The input:
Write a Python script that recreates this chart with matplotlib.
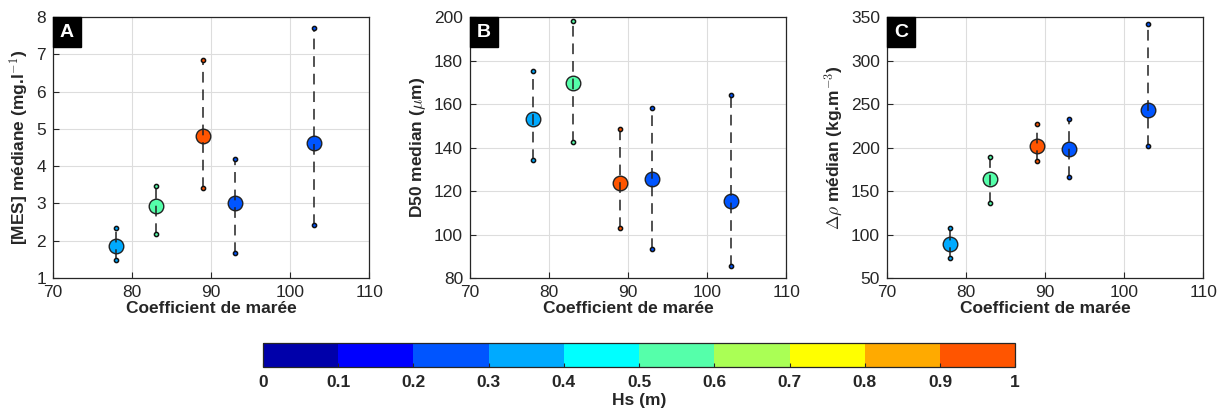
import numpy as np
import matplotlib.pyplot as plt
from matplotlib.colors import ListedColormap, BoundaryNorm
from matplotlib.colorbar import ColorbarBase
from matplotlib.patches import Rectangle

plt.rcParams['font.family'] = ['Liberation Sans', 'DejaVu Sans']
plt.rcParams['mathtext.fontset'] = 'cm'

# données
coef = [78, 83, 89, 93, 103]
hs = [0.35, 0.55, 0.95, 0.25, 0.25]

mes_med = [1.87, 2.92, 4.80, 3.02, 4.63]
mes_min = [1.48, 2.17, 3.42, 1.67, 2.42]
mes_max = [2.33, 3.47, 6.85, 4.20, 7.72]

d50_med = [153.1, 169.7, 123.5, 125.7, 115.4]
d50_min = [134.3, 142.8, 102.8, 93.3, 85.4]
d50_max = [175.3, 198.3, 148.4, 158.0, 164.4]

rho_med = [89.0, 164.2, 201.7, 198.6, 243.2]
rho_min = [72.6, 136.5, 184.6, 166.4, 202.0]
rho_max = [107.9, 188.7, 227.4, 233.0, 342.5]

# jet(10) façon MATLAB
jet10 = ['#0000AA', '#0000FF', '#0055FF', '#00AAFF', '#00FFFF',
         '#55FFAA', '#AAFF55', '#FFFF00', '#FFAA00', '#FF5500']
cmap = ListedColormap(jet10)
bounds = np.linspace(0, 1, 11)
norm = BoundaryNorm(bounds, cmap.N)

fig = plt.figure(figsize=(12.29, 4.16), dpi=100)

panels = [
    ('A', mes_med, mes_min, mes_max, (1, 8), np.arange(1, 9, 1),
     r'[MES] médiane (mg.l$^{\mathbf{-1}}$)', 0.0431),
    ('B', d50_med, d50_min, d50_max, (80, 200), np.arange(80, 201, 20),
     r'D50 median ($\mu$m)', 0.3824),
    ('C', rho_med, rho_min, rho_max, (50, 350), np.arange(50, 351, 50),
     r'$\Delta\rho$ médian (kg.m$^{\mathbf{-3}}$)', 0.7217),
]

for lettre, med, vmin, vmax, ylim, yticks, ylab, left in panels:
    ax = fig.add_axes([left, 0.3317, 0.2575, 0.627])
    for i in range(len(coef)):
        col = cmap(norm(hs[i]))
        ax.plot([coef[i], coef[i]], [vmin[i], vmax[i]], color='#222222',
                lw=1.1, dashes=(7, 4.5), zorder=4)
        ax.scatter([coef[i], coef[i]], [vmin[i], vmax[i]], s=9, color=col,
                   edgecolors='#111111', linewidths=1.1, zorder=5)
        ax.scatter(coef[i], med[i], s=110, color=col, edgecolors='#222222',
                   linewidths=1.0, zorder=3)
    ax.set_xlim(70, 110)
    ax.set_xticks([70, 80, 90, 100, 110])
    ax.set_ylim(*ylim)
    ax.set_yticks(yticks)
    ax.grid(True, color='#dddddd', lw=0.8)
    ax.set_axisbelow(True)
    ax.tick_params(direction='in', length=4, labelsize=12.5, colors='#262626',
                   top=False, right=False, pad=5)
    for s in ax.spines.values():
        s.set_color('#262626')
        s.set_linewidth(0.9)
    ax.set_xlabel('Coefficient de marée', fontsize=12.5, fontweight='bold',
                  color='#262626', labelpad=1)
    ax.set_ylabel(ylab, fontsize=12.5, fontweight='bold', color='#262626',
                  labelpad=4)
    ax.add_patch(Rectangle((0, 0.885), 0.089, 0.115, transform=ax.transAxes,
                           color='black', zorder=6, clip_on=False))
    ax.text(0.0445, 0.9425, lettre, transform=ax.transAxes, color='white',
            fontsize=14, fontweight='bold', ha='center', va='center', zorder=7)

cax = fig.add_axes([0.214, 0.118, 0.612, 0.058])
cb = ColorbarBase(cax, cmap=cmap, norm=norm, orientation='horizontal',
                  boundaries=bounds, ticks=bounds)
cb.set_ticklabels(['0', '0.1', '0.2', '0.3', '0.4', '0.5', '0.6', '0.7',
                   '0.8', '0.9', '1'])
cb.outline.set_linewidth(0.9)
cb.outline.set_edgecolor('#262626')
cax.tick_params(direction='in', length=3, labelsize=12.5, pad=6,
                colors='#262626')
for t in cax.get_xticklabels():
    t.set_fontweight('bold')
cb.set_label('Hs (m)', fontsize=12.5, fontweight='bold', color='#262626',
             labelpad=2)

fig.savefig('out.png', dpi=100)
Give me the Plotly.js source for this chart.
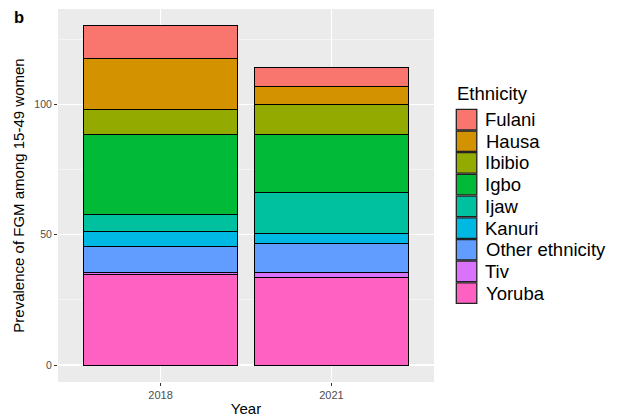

Problem details:
Every line from the top of the entries through the line that holds "d50_max = [175.3, 198.3, 148.4, 158.0, 164.4]" is to be quoted exactly, please, and nothing else; omit the pictures.

Complete output:
Write a Python script that recreates this chart with matplotlib.
import numpy as np
import matplotlib.pyplot as plt
from matplotlib.colors import ListedColormap, BoundaryNorm
from matplotlib.colorbar import ColorbarBase
from matplotlib.patches import Rectangle

plt.rcParams['font.family'] = ['Liberation Sans', 'DejaVu Sans']
plt.rcParams['mathtext.fontset'] = 'cm'

# données
coef = [78, 83, 89, 93, 103]
hs = [0.35, 0.55, 0.95, 0.25, 0.25]

mes_med = [1.87, 2.92, 4.80, 3.02, 4.63]
mes_min = [1.48, 2.17, 3.42, 1.67, 2.42]
mes_max = [2.33, 3.47, 6.85, 4.20, 7.72]

d50_med = [153.1, 169.7, 123.5, 125.7, 115.4]
d50_min = [134.3, 142.8, 102.8, 93.3, 85.4]
d50_max = [175.3, 198.3, 148.4, 158.0, 164.4]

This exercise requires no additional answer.